═══ Information given

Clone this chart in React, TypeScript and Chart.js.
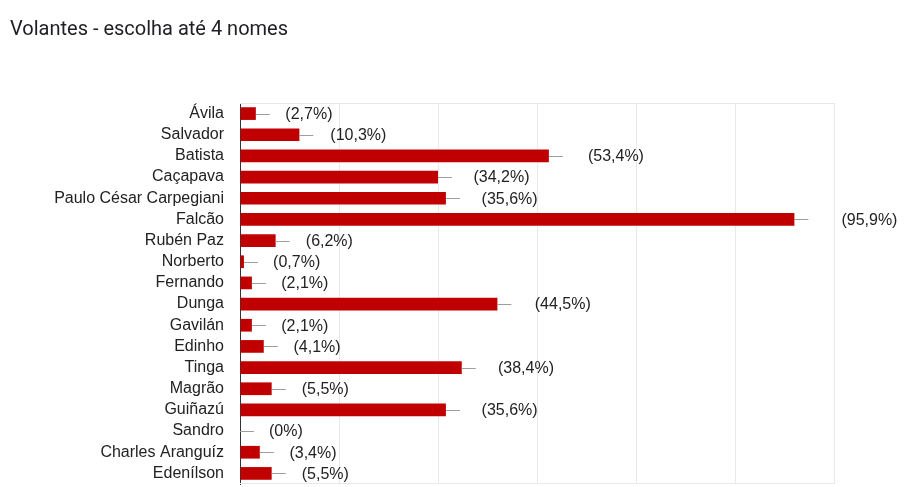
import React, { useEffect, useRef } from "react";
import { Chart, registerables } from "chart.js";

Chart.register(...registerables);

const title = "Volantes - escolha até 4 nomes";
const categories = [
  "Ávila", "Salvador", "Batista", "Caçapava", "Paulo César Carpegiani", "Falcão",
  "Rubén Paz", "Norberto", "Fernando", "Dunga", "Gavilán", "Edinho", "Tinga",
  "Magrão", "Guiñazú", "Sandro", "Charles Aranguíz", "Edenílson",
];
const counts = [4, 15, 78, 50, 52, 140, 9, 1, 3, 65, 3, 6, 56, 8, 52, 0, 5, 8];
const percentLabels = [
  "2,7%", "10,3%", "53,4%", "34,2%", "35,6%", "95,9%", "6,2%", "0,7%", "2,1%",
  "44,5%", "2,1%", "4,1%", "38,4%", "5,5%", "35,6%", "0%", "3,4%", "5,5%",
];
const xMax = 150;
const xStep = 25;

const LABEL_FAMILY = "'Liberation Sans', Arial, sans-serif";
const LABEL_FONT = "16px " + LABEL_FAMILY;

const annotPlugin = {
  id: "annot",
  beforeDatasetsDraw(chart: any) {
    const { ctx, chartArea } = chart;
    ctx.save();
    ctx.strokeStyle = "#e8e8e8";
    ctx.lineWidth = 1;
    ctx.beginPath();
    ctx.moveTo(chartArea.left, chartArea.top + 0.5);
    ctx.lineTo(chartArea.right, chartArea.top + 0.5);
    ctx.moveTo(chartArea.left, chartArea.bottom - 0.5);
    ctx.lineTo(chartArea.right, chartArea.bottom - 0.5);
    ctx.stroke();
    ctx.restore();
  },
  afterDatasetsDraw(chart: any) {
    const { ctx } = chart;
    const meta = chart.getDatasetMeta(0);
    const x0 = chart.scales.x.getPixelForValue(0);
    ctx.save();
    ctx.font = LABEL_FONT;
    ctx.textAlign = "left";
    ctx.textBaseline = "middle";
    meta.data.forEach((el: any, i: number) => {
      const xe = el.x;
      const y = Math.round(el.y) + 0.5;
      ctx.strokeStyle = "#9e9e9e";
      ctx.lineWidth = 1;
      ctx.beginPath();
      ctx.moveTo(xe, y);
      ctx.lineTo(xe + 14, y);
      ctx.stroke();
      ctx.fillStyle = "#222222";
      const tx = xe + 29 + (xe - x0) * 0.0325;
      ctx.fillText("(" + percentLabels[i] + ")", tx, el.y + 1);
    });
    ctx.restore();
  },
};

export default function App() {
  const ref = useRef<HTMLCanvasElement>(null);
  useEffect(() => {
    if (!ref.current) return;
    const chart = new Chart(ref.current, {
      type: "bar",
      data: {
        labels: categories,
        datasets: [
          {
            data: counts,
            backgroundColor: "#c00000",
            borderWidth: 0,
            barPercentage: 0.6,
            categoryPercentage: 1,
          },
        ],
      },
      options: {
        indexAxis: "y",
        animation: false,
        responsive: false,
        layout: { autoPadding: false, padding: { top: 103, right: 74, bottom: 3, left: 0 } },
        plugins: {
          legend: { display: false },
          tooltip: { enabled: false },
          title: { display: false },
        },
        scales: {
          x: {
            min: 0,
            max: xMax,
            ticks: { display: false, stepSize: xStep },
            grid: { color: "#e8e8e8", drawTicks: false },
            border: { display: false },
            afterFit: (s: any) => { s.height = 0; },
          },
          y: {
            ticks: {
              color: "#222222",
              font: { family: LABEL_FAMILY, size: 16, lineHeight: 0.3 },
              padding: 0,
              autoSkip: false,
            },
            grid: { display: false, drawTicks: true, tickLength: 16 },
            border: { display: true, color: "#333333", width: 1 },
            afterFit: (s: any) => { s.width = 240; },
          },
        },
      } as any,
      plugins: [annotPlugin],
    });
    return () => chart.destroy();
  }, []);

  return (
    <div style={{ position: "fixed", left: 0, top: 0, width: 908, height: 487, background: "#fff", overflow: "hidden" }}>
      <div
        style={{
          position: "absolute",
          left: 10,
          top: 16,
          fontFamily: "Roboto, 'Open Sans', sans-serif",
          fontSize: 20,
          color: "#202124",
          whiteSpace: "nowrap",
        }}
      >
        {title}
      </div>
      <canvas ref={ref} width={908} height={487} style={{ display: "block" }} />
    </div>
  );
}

══════
═══ Information given

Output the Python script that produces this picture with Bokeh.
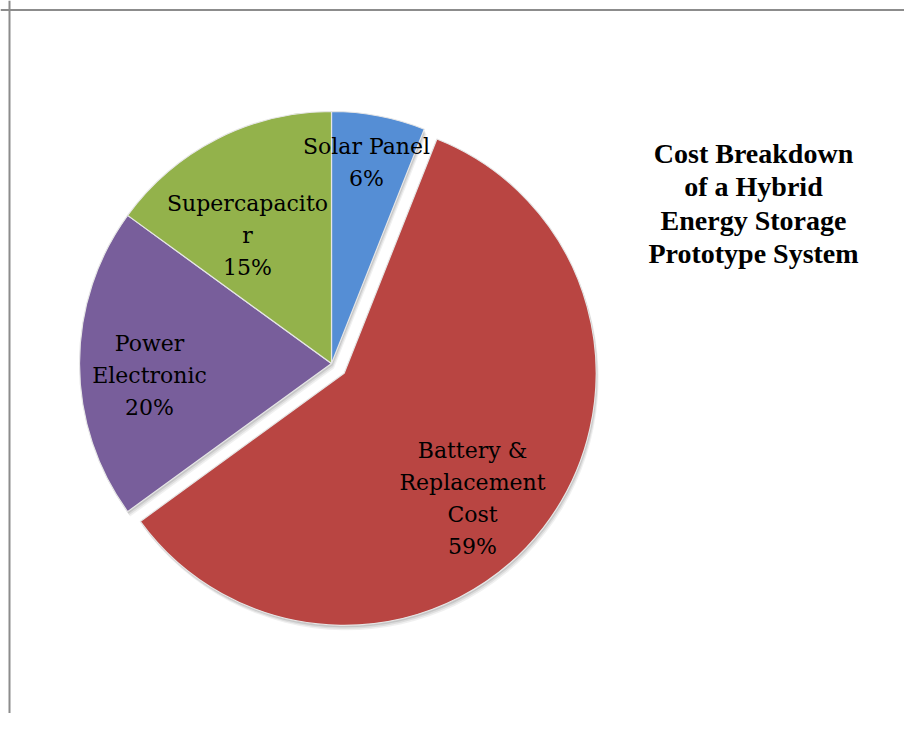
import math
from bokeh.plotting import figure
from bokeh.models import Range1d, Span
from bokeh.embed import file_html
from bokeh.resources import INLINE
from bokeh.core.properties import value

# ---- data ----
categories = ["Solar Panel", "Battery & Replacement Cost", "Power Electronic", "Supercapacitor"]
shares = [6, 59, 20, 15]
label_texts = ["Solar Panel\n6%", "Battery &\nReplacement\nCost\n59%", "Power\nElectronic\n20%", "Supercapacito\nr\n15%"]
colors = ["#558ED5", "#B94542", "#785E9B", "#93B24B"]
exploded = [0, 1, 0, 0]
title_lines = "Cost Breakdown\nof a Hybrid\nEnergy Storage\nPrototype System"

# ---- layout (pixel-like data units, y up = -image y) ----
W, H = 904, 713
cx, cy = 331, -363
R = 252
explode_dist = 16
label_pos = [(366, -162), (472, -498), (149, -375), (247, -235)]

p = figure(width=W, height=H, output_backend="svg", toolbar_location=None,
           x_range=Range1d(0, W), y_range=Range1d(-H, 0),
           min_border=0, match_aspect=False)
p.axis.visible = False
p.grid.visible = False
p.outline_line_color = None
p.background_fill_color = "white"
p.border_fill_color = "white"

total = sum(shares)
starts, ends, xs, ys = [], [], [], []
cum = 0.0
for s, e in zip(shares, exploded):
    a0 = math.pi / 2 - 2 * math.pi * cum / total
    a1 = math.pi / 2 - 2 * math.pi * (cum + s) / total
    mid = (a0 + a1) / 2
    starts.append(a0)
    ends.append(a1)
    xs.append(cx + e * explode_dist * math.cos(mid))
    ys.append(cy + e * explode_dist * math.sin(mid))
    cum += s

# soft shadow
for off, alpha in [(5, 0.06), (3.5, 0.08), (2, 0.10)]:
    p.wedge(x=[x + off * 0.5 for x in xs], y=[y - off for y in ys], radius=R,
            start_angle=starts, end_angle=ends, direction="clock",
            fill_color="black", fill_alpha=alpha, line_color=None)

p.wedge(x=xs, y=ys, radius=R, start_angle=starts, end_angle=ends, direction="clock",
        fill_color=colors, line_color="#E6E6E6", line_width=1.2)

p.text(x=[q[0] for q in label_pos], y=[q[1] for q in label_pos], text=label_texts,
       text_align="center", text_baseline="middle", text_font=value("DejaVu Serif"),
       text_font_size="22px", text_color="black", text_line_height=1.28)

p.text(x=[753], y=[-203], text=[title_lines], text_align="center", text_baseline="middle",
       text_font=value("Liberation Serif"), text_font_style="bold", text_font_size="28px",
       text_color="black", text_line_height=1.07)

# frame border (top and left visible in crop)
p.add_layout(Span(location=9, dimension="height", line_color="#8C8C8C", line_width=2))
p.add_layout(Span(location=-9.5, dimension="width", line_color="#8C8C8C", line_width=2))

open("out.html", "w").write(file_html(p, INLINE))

══════
═══ Information given

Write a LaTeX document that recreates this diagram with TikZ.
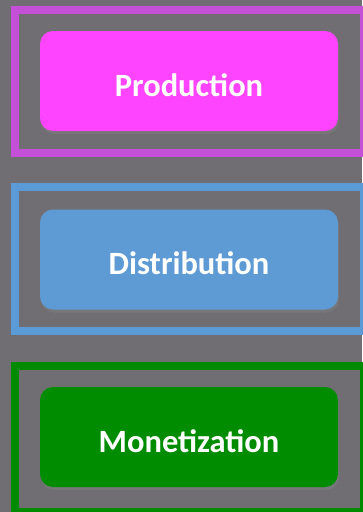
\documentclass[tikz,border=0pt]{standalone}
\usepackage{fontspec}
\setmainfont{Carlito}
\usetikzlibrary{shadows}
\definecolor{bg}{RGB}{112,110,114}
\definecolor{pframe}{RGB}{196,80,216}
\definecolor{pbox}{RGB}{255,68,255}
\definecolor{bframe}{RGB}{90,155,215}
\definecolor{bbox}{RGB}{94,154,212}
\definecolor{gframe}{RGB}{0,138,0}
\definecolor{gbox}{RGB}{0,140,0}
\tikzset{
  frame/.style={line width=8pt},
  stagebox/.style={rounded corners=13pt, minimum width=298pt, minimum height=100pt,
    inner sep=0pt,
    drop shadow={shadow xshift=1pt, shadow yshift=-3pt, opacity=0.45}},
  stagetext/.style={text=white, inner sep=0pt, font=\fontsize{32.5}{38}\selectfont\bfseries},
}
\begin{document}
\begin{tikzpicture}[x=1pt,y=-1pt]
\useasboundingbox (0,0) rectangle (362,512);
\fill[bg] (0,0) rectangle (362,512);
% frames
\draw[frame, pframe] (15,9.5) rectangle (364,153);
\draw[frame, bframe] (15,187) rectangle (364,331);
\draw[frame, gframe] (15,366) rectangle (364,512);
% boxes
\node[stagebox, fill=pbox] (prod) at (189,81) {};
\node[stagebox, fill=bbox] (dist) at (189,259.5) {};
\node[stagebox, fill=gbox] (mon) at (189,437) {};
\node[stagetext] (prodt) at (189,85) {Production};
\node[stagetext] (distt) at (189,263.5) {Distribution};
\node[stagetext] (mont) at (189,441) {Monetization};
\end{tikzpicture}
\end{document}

══════

→ The exercise:
Reproduce exactly the section that begins with the line containing "Output the Python" and ends with the line containing "from bokeh.core.properties import value". Both boundary lines belong in the copy, but pictures do not.

→ Exercise output:
Output the Python script that produces this picture with Bokeh.
import math
from bokeh.plotting import figure
from bokeh.models import Range1d, Span
from bokeh.embed import file_html
from bokeh.resources import INLINE
from bokeh.core.properties import value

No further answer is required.